Para Bloom, leer no es un acto social; es un desafío personal, un reto en el que elegimos gigantes o liliputienses para medirnos con ellos. Su texto más importante, desde la crítica y la teoría literaria es “La angustia de las influencias”, que le sirvió para proyectar la dinámica de la rivalidad entre los “autores fuertes” y los aspirantes a destronarles desde lo alto de las cimas de sus montañas. Hay autores arriesgados como hay lectores arriesgados.

No solo leer es un reto. También lo es escribir, enfrentarse a gigantes como Shakespeare y Cervantes, a los que se trata inútilmente de rendir.

Pero estos gigantes, los fundadores de nuestra visión del mundo, los que nos modelan, no se rinden fácilmente. Bloom solo concede grandeza cercana a los esenciales, a autores como Tólstoi, al que reconoce como próximo a los gigantes.

En los tiempos de obras para “dummies” y de “autoayuda“, Harold Bloom no podía menos que bufar. Por eso tenía esa ironía contra el mundo académico, el de la crítica, etc. Para cualquiera que quiera entender su triple propuesta — esplendor estético, fuerza intelectual y sabiduría— los fundamentos están claros.

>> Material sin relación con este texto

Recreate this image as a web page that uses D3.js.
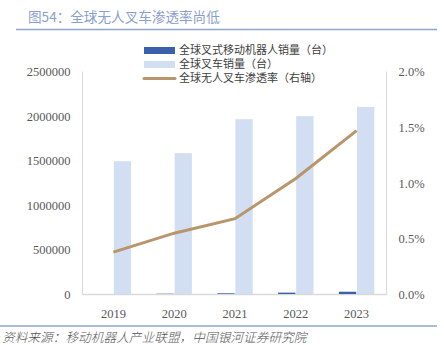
<!DOCTYPE html>
<html>
<head>
<meta charset="utf-8">
<script src="https://cdn.jsdelivr.net/npm/d3@7"></script>
<style>
  body { margin: 0; background: #fff; }
  svg { display: block; }
</style>
</head>
<body>
<svg id="drawspace" width="444" height="345"></svg>
<script>
const years = ["2019", "2020", "2021", "2022", "2023"];
const robotSales = [5700, 8700, 13400, 20800, 30900];
const forkliftSales = [1494000, 1584000, 1965000, 2000000, 2103000];
const penetration = [0.0038, 0.0055, 0.0068, 0.0104, 0.0147];
const leftTicks = [0, 500000, 1000000, 1500000, 2000000, 2500000];
const rightTicks = [0, 0.005, 0.01, 0.015, 0.02];
const seriesNames = ["全球叉式移动机器人销量（台）", "全球叉车销量（台）", "全球无人叉车渗透率（右轴）"];

const svg = d3.select("#drawspace");
const tickFont = "'Liberation Serif', 'Times New Roman', serif";
const cjkFont = "'Noto Sans CJK SC', sans-serif";

// title + rules
svg.append("text")
  .attr("x", 28).attr("y", 22)
  .attr("font-family", cjkFont).attr("font-size", 13.6)
  .attr("fill", "#8a9fcb")
  .text("图54：全球无人叉车渗透率尚低");
svg.append("line")
  .attr("x1", 16).attr("x2", 437).attr("y1", 29.5).attr("y2", 29.5)
  .attr("stroke", "#8fa4cf").attr("stroke-width", 1.5);
svg.append("line")
  .attr("x1", 0).attr("x2", 437).attr("y1", 326).attr("y2", 326)
  .attr("stroke", "#8fa4cf").attr("stroke-width", 1.5);
svg.append("text")
  .attr("x", 2).attr("y", 342)
  .attr("font-family", cjkFont).attr("font-size", 12.7)
  .attr("font-style", "italic").attr("font-weight", 300)
  .attr("fill", "#555")
  .text("资料来源：移动机器人产业联盟，中国银河证券研究院");

const x = d3.scaleBand().domain(years).range([83, 387]);
const yL = d3.scaleLinear().domain([0, 2500000]).range([294.5, 71.5]);
const yR = d3.scaleLinear().domain([0, 0.02]).range([294.5, 71.5]);
const barW = 17.3;

// axis frame
svg.append("line").attr("x1", 82.5).attr("x2", 82.5).attr("y1", 71.5).attr("y2", 294.5)
  .attr("stroke", "#d9d9d9");
svg.append("line").attr("x1", 386.5).attr("x2", 386.5).attr("y1", 71.5).attr("y2", 294.5)
  .attr("stroke", "#d9d9d9");

const axL = svg.append("g").attr("transform", "translate(82.5,0)")
  .call(d3.axisLeft(yL).tickValues(leftTicks).tickSize(0).tickPadding(12).tickFormat(d3.format("d")));
const axR = svg.append("g").attr("transform", "translate(386.5,0)")
  .call(d3.axisRight(yR).tickValues(rightTicks).tickSize(0).tickPadding(12).tickFormat(d3.format(".1%")));
const axB = svg.append("g").attr("transform", "translate(0,294.5)")
  .call(d3.axisBottom(x).tickSize(0).tickPadding(12));
[axL, axR, axB].forEach(g => {
  g.select(".domain").remove();
  g.selectAll("text")
    .attr("font-family", tickFont).attr("font-size", 12.5).attr("fill", "#595959");
});
axB.selectAll("text").attr("dy", "0.9em");
svg.append("line").attr("x1", 82).attr("x2", 387).attr("y1", 294.5).attr("y2", 294.5)
  .attr("stroke", "#d9d9d9").attr("stroke-width", 1.5);

const center = d => x(d) + x.bandwidth() / 2;

// bars
svg.selectAll(".robot").data(years).enter().append("rect")
  .attr("class", "robot")
  .attr("x", d => center(d) - barW - 0.4)
  .attr("width", barW)
  .attr("y", (d, i) => yL(robotSales[i]))
  .attr("height", (d, i) => 294 - yL(robotSales[i]))
  .attr("fill", "#3a60ac");
svg.selectAll(".forklift").data(years).enter().append("rect")
  .attr("class", "forklift")
  .attr("x", d => center(d) + 0.4)
  .attr("width", barW)
  .attr("y", (d, i) => yL(forkliftSales[i]))
  .attr("height", (d, i) => 294 - yL(forkliftSales[i]))
  .attr("fill", "#d2def1");

// penetration line
const line = d3.line().x((d, i) => center(years[i])).y(d => yR(d));
svg.append("path").datum(penetration)
  .attr("d", line)
  .attr("fill", "none")
  .attr("stroke", "#b8956a")
  .attr("stroke-width", 3);

// legend
const legend = svg.append("g").attr("transform", "translate(144,50.5)");
const rowH = 14;
legend.append("rect").attr("x", 0).attr("y", -3.5).attr("width", 31).attr("height", 7).attr("fill", "#3a60ac");
legend.append("rect").attr("x", 0).attr("y", rowH - 3.5).attr("width", 31).attr("height", 7).attr("fill", "#d2def1");
legend.append("line").attr("x1", 0).attr("x2", 31).attr("y1", 2 * rowH).attr("y2", 2 * rowH)
  .attr("stroke", "#b8956a").attr("stroke-width", 3).attr("stroke-linecap", "round");
legend.selectAll("text").data(seriesNames).enter().append("text")
  .attr("x", 35).attr("y", (d, i) => i * rowH)
  .attr("dy", "0.36em")
  .attr("font-family", cjkFont).attr("font-size", 11)
  .attr("fill", "#404040")
  .text(d => d);
</script>
</body>
</html>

Si nos damos cuenta, son los tres que niega el mundo que hoy le alaba y le malinterpreta. Bloom creía en la belleza y en la sabiduría, en la fuerza que se desprende de una obras que producen el placer del asombro, como el que mira desde el nido del águila. Hay buenos escritores, hermosas obras…, pero no son esos gigantescos monumentos que nos han dado forma, individual y colectiva, la matriz, pese a no ser conscientes de ello.

Me quedo con una última frase de Bloom, cercana a esa propuesta de enseñanza, compromiso ético y vital: “¿De qué sirve la sabiduría si sólo puede alcanzarse en soledad, reflexionando sobre lo que hemos leído?”. Es tanto una pregunta como una respuesta. Quizá la sabiduría final, la que encontramos en esas obras de gigantes sea descubrir nuestra pequeñez, comprender que estamos dotados de la inteligencia suficiente para darnos cuenta del drama de la vida, de esa soledad que, como dijo el poeta Leopardi, ha de consolarse ya desde el momento de venir al mundo. Quizá la sabiduría sea eso. No es poco.